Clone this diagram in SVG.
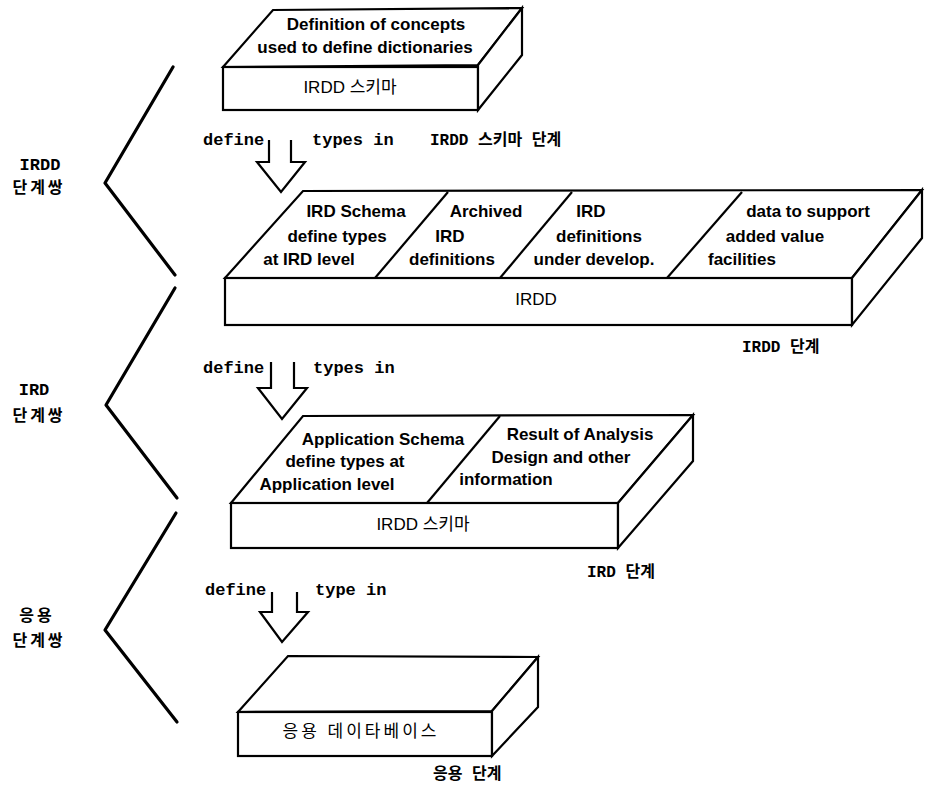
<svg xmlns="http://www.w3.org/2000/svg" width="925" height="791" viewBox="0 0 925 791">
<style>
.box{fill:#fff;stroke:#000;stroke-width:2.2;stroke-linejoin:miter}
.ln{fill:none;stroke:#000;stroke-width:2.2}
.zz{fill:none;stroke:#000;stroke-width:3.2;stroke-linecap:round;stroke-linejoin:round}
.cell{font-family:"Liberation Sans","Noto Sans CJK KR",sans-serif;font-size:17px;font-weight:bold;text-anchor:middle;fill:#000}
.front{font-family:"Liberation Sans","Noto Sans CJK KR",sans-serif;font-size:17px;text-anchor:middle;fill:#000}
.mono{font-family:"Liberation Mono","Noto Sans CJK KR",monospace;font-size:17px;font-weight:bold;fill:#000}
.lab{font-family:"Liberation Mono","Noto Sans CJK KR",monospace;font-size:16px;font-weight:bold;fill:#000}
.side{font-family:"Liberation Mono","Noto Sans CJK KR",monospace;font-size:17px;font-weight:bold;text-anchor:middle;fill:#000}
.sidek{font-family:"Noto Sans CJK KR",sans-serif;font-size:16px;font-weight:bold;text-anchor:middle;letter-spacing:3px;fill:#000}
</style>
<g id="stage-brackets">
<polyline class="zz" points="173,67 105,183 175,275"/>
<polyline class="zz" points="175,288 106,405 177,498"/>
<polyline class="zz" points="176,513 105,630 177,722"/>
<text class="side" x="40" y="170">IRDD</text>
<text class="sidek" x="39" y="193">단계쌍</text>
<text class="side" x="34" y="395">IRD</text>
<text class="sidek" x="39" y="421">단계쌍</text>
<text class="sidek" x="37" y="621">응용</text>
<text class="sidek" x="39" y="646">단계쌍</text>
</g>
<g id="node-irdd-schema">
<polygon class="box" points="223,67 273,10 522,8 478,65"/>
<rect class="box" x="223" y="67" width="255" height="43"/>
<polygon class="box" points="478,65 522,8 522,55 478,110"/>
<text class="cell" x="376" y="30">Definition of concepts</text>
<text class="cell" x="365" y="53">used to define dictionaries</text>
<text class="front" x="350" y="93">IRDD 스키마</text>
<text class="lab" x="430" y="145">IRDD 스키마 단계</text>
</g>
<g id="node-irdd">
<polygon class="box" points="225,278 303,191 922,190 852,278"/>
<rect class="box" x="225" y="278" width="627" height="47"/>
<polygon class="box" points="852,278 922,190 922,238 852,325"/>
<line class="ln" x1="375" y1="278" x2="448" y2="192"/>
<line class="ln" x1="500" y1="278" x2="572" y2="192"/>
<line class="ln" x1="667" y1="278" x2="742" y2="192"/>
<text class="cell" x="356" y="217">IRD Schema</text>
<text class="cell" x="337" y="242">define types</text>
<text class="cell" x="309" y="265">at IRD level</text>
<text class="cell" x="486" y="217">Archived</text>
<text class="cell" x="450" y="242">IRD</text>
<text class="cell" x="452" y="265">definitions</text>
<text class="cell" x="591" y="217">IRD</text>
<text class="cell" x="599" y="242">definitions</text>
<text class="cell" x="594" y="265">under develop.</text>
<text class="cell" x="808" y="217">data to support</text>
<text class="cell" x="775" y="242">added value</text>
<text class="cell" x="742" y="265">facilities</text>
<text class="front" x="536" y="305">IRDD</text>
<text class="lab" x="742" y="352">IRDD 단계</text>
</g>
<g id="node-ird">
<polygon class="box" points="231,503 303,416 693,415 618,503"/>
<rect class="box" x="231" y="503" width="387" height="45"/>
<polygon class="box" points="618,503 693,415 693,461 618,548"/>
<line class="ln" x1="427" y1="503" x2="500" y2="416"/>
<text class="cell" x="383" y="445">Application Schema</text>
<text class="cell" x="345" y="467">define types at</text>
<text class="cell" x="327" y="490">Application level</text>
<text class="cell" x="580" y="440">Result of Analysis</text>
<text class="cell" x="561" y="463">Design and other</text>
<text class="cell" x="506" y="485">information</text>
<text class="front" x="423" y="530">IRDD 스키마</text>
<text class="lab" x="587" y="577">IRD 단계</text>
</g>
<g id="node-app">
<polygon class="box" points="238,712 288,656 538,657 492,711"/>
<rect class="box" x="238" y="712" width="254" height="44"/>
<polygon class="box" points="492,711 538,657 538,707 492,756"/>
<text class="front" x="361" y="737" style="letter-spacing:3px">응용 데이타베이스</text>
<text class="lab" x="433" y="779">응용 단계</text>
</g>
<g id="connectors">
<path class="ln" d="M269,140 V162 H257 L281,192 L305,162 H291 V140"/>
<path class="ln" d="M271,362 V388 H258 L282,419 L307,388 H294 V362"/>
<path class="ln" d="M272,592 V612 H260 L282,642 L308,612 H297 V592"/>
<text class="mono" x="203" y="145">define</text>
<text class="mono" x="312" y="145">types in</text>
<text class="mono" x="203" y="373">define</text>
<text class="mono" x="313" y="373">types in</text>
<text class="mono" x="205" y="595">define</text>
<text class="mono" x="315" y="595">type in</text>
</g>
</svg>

# # # # # # #

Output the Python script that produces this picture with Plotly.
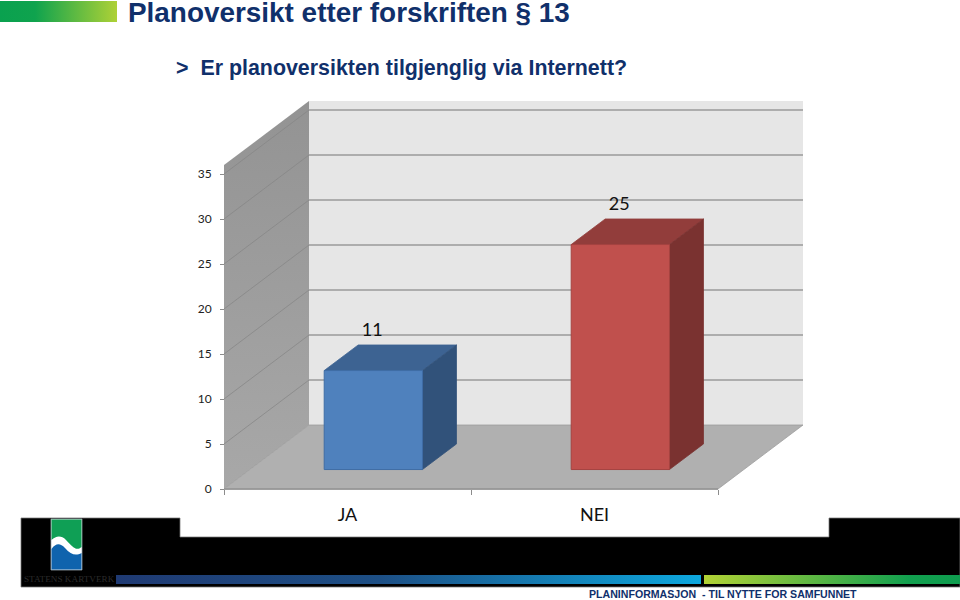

# # # # # # #

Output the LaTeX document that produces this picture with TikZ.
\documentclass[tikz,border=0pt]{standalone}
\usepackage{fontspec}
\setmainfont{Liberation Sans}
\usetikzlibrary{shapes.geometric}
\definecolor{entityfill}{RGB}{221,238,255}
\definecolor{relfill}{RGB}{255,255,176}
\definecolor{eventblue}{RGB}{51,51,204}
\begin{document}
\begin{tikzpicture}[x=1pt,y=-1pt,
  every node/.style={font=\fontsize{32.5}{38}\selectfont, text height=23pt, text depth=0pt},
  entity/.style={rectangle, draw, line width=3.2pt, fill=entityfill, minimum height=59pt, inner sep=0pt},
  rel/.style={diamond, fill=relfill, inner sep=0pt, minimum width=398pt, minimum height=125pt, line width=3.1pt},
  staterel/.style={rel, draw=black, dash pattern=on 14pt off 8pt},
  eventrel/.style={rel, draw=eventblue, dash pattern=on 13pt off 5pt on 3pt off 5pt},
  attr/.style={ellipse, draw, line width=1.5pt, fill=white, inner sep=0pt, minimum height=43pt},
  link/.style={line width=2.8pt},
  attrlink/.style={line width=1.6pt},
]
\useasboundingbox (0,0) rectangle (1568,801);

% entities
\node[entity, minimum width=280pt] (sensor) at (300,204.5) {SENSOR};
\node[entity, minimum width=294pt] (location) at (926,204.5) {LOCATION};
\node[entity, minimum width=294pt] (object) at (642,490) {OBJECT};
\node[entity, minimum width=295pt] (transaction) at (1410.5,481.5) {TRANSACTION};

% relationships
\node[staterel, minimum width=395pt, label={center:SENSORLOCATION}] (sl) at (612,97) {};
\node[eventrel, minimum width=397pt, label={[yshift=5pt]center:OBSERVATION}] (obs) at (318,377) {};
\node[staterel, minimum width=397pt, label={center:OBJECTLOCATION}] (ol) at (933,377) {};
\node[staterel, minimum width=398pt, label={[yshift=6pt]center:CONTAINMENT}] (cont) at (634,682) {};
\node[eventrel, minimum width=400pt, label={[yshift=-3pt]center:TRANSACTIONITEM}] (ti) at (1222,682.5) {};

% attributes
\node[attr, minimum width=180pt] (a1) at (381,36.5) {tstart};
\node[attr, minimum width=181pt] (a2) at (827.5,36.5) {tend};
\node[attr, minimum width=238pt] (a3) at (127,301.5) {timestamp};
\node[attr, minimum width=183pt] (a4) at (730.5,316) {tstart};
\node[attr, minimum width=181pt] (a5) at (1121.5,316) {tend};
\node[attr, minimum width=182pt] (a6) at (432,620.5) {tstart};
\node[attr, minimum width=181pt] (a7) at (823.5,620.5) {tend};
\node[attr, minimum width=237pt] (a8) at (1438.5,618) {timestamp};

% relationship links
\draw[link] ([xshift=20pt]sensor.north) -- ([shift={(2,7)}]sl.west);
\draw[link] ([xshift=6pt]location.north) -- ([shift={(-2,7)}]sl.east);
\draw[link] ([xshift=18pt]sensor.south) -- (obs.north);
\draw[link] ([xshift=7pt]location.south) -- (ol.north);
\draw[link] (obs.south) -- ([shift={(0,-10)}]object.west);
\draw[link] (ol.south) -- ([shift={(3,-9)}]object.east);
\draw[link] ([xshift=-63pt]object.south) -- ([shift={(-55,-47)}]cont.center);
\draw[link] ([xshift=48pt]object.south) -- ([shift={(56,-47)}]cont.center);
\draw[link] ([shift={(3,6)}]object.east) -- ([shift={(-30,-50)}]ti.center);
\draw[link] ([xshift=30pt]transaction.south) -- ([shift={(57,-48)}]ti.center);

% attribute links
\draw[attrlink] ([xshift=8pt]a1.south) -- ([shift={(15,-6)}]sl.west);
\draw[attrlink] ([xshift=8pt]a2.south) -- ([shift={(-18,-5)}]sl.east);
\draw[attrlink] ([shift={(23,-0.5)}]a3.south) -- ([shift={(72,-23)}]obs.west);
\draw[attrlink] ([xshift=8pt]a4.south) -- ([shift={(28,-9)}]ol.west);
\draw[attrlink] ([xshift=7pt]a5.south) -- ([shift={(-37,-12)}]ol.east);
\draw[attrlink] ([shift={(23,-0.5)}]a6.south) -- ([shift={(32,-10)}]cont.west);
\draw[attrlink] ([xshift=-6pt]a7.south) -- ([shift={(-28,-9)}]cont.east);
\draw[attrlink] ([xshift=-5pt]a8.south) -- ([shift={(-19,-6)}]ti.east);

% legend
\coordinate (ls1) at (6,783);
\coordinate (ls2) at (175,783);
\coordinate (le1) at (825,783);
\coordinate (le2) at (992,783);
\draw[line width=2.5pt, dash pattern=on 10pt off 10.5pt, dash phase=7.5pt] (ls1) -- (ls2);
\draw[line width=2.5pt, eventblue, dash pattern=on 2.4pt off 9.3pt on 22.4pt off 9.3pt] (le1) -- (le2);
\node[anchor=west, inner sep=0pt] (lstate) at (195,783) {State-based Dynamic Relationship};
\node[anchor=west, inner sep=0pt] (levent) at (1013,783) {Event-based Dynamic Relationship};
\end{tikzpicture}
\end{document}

# # # # # # #

▶ _Task details_
Print, without alteration, the lines from the line with "Output the LaTeX" to the line with "(ti) at (1222,682.5)". Include both of them, and omit every other line.

▶ _Reply_
Output the LaTeX document that produces this picture with TikZ.
\documentclass[tikz,border=0pt]{standalone}
\usepackage{fontspec}
\setmainfont{Liberation Sans}
\usetikzlibrary{shapes.geometric}
\definecolor{entityfill}{RGB}{221,238,255}
\definecolor{relfill}{RGB}{255,255,176}
\definecolor{eventblue}{RGB}{51,51,204}
\begin{document}
\begin{tikzpicture}[x=1pt,y=-1pt,
  every node/.style={font=\fontsize{32.5}{38}\selectfont, text height=23pt, text depth=0pt},
  entity/.style={rectangle, draw, line width=3.2pt, fill=entityfill, minimum height=59pt, inner sep=0pt},
  rel/.style={diamond, fill=relfill, inner sep=0pt, minimum width=398pt, minimum height=125pt, line width=3.1pt},
  staterel/.style={rel, draw=black, dash pattern=on 14pt off 8pt},
  eventrel/.style={rel, draw=eventblue, dash pattern=on 13pt off 5pt on 3pt off 5pt},
  attr/.style={ellipse, draw, line width=1.5pt, fill=white, inner sep=0pt, minimum height=43pt},
  link/.style={line width=2.8pt},
  attrlink/.style={line width=1.6pt},
]
\useasboundingbox (0,0) rectangle (1568,801);

% entities
\node[entity, minimum width=280pt] (sensor) at (300,204.5) {SENSOR};
\node[entity, minimum width=294pt] (location) at (926,204.5) {LOCATION};
\node[entity, minimum width=294pt] (object) at (642,490) {OBJECT};
\node[entity, minimum width=295pt] (transaction) at (1410.5,481.5) {TRANSACTION};

% relationships
\node[staterel, minimum width=395pt, label={center:SENSORLOCATION}] (sl) at (612,97) {};
\node[eventrel, minimum width=397pt, label={[yshift=5pt]center:OBSERVATION}] (obs) at (318,377) {};
\node[staterel, minimum width=397pt, label={center:OBJECTLOCATION}] (ol) at (933,377) {};
\node[staterel, minimum width=398pt, label={[yshift=6pt]center:CONTAINMENT}] (cont) at (634,682) {};
\node[eventrel, minimum width=400pt, label={[yshift=-3pt]center:TRANSACTIONITEM}] (ti) at (1222,682.5) {};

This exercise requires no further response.